Pictures do not belong in your copy. Repeat all the other data exactly.

※ ※ ※

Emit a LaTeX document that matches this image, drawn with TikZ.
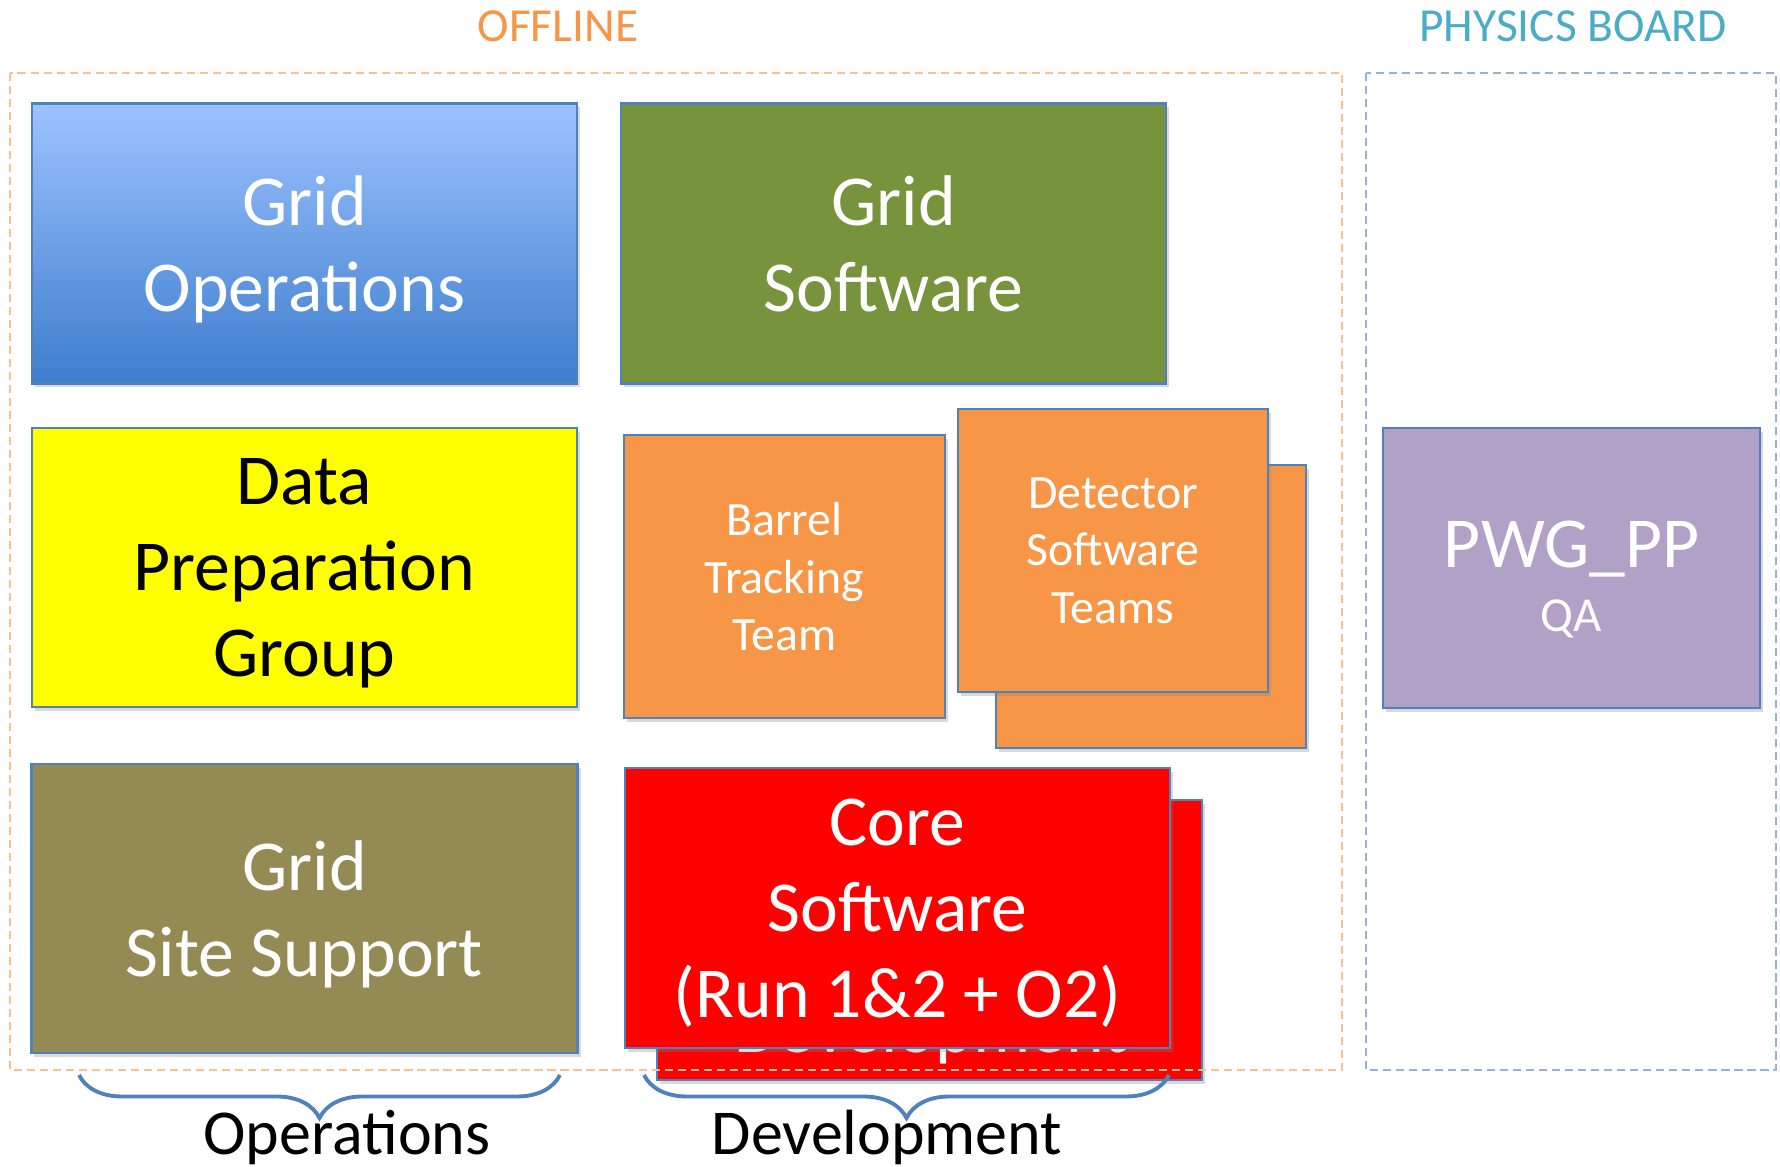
\documentclass[tikz,border=0pt]{standalone}
\usepackage{fontspec}
\setmainfont{Carlito}
\usepackage{tikz}
\usetikzlibrary{positioning}
\usetikzlibrary{shadows}
\usetikzlibrary{decorations.pathreplacing}

\definecolor{edgeblue}{HTML}{4F81BD}
\definecolor{opstop}{RGB}{157,195,255}
\definecolor{opsbottom}{RGB}{62,125,205}
\definecolor{swgreen}{HTML}{77933C}
\definecolor{prepyellow}{RGB}{255,255,0}
\definecolor{siteolive}{HTML}{948A54}
\definecolor{corered}{RGB}{255,0,0}
\definecolor{teamorange}{HTML}{F79646}
\definecolor{pwgpurple}{HTML}{B2A1C7}
\definecolor{offorange}{HTML}{F79646}
\definecolor{offframe}{HTML}{FAC090}
\definecolor{phyblue}{HTML}{4BACC6}
\definecolor{phyframe}{HTML}{95B3D7}

\tikzset{
  box/.style={draw=edgeblue, line width=0.6pt, align=center, inner sep=0pt,
    text depth=0pt,
    drop shadow={shadow xshift=0.03cm, shadow yshift=-0.04cm, opacity=0.3}},
  bigbox/.style={box, minimum width=5.45cm, minimum height=2.8cm,
    font=\fontsize{20.4}{24.5}\selectfont},
  team/.style={box, fill=teamorange, text=white, minimum width=3.1cm,
    minimum height=2.83cm, font=\fontsize{13.6}{16.4}\selectfont},
  title/.style={anchor=base, font=\fontsize{13.5}{16}\selectfont},
  grplabel/.style={anchor=base, font=\fontsize{18.2}{21}\selectfont},
  frame/.style={dash pattern=on 2.3pt off 1.4pt, line width=0.45pt},
  grpbrace/.style={decorate, decoration={brace, mirror, amplitude=0.43cm},
    draw=edgeblue, line width=1.1pt},
}

\begin{document}
\begin{tikzpicture}
        [node distance=5.89cm]
        \useasboundingbox (0,0) rectangle (17.8,-11.67);

        \node [title, text=offorange] (offtitle) at (5.58,-0.42) {OFFLINE};
        \node [title, text=phyblue] (phytitle) at (15.73,-0.42) {PHYSICS BOARD};

        % operations
        \node [bigbox, top color=opstop, bottom color=opsbottom, text=white] (gridops) at (3.045,-2.435) {Grid\\Operations};
        \node [bigbox, fill=swgreen, text=white, right of=gridops] (gridsw) {Grid\\Software};
        \node [bigbox, fill=prepyellow, below of=gridops, node distance=3.24cm, minimum height=2.79cm] (dataprep) {Data\\Preparation\\Group};
        \node [bigbox, fill=siteolive, text=white, below of=dataprep, node distance=3.41cm, minimum width=5.46cm, minimum height=2.89cm] (sitesupp) {Grid\\Site Support};

        % development
        \node [team, minimum width=3.21cm] (barrel) at (7.845,-5.765) {Barrel\\Tracking\\Team};
        \node [team] (detback) at (11.51,-6.065) {};
        \node [team, xshift=-0.38cm, yshift=0.56cm] (detector) at (detback) {Detector\\Software\\Teams};

        \node [bigbox, fill=corered] (coreback) at (9.295,-9.4) {};
        \node [anchor=base, text=white, font=\fontsize{20.4}{24.5}\selectfont] (devhidden) at (9.31,-10.53) {Development};
        \node [bigbox, fill=corered, text=white, xshift=-0.32cm, yshift=0.32cm] (core) at (coreback) {Core\\Software\\(Run 1\&2 + O2)};

        % physics board
        \node [box, fill=pwgpurple, text=white, minimum width=3.77cm, minimum height=2.8cm, font=\fontsize{20.4}{18}\selectfont] (pwg) at (15.715,-5.68) {\rule{0pt}{0.63cm}PWG\_PP\\{\fontsize{13.9}{15}\selectfont QA}};

        \draw [frame, draw=offframe] (0.10,-0.73) rectangle (13.42,-10.70);
        \draw [frame, draw=phyframe] (13.66,-0.73) rectangle (17.76,-10.70);

        % braces
        \coordinate (opsL) at (0.79,-10.75);
        \coordinate (opsR) at (5.60,-10.75);
        \coordinate (devL) at (6.44,-10.75);
        \coordinate (devR) at (11.69,-10.75);
        \draw [grpbrace] (opsL) -- (opsR);
        \draw [grpbrace] (devL) -- (devR);
        \node [grplabel] (opslabel) at (3.47,-11.55) {Operations};
        \node [grplabel] (devlabel) at (8.87,-11.55) {Development};
\end{tikzpicture}
\end{document}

※ ※ ※

**Correct response:**
Emit a LaTeX document that matches this image, drawn with TikZ.
\documentclass[tikz,border=0pt]{standalone}
\usepackage{fontspec}
\setmainfont{Carlito}
\usepackage{tikz}
\usetikzlibrary{positioning}
\usetikzlibrary{shadows}
\usetikzlibrary{decorations.pathreplacing}

\definecolor{edgeblue}{HTML}{4F81BD}
\definecolor{opstop}{RGB}{157,195,255}
\definecolor{opsbottom}{RGB}{62,125,205}
\definecolor{swgreen}{HTML}{77933C}
\definecolor{prepyellow}{RGB}{255,255,0}
\definecolor{siteolive}{HTML}{948A54}
\definecolor{corered}{RGB}{255,0,0}
\definecolor{teamorange}{HTML}{F79646}
\definecolor{pwgpurple}{HTML}{B2A1C7}
\definecolor{offorange}{HTML}{F79646}
\definecolor{offframe}{HTML}{FAC090}
\definecolor{phyblue}{HTML}{4BACC6}
\definecolor{phyframe}{HTML}{95B3D7}

\tikzset{
  box/.style={draw=edgeblue, line width=0.6pt, align=center, inner sep=0pt,
    text depth=0pt,
    drop shadow={shadow xshift=0.03cm, shadow yshift=-0.04cm, opacity=0.3}},
  bigbox/.style={box, minimum width=5.45cm, minimum height=2.8cm,
    font=\fontsize{20.4}{24.5}\selectfont},
  team/.style={box, fill=teamorange, text=white, minimum width=3.1cm,
    minimum height=2.83cm, font=\fontsize{13.6}{16.4}\selectfont},
  title/.style={anchor=base, font=\fontsize{13.5}{16}\selectfont},
  grplabel/.style={anchor=base, font=\fontsize{18.2}{21}\selectfont},
  frame/.style={dash pattern=on 2.3pt off 1.4pt, line width=0.45pt},
  grpbrace/.style={decorate, decoration={brace, mirror, amplitude=0.43cm},
    draw=edgeblue, line width=1.1pt},
}

\begin{document}
\begin{tikzpicture}
        [node distance=5.89cm]
        \useasboundingbox (0,0) rectangle (17.8,-11.67);

        \node [title, text=offorange] (offtitle) at (5.58,-0.42) {OFFLINE};
        \node [title, text=phyblue] (phytitle) at (15.73,-0.42) {PHYSICS BOARD};

        % operations
        \node [bigbox, top color=opstop, bottom color=opsbottom, text=white] (gridops) at (3.045,-2.435) {Grid\\Operations};
        \node [bigbox, fill=swgreen, text=white, right of=gridops] (gridsw) {Grid\\Software};
        \node [bigbox, fill=prepyellow, below of=gridops, node distance=3.24cm, minimum height=2.79cm] (dataprep) {Data\\Preparation\\Group};
        \node [bigbox, fill=siteolive, text=white, below of=dataprep, node distance=3.41cm, minimum width=5.46cm, minimum height=2.89cm] (sitesupp) {Grid\\Site Support};

        % development
        \node [team, minimum width=3.21cm] (barrel) at (7.845,-5.765) {Barrel\\Tracking\\Team};
        \node [team] (detback) at (11.51,-6.065) {};
        \node [team, xshift=-0.38cm, yshift=0.56cm] (detector) at (detback) {Detector\\Software\\Teams};

        \node [bigbox, fill=corered] (coreback) at (9.295,-9.4) {};
        \node [anchor=base, text=white, font=\fontsize{20.4}{24.5}\selectfont] (devhidden) at (9.31,-10.53) {Development};
        \node [bigbox, fill=corered, text=white, xshift=-0.32cm, yshift=0.32cm] (core) at (coreback) {Core\\Software\\(Run 1\&2 + O2)};

        % physics board
        \node [box, fill=pwgpurple, text=white, minimum width=3.77cm, minimum height=2.8cm, font=\fontsize{20.4}{18}\selectfont] (pwg) at (15.715,-5.68) {\rule{0pt}{0.63cm}PWG\_PP\\{\fontsize{13.9}{15}\selectfont QA}};

        \draw [frame, draw=offframe] (0.10,-0.73) rectangle (13.42,-10.70);
        \draw [frame, draw=phyframe] (13.66,-0.73) rectangle (17.76,-10.70);

        % braces
        \coordinate (opsL) at (0.79,-10.75);
        \coordinate (opsR) at (5.60,-10.75);
        \coordinate (devL) at (6.44,-10.75);
        \coordinate (devR) at (11.69,-10.75);
        \draw [grpbrace] (opsL) -- (opsR);
        \draw [grpbrace] (devL) -- (devR);
        \node [grplabel] (opslabel) at (3.47,-11.55) {Operations};
        \node [grplabel] (devlabel) at (8.87,-11.55) {Development};
\end{tikzpicture}
\end{document}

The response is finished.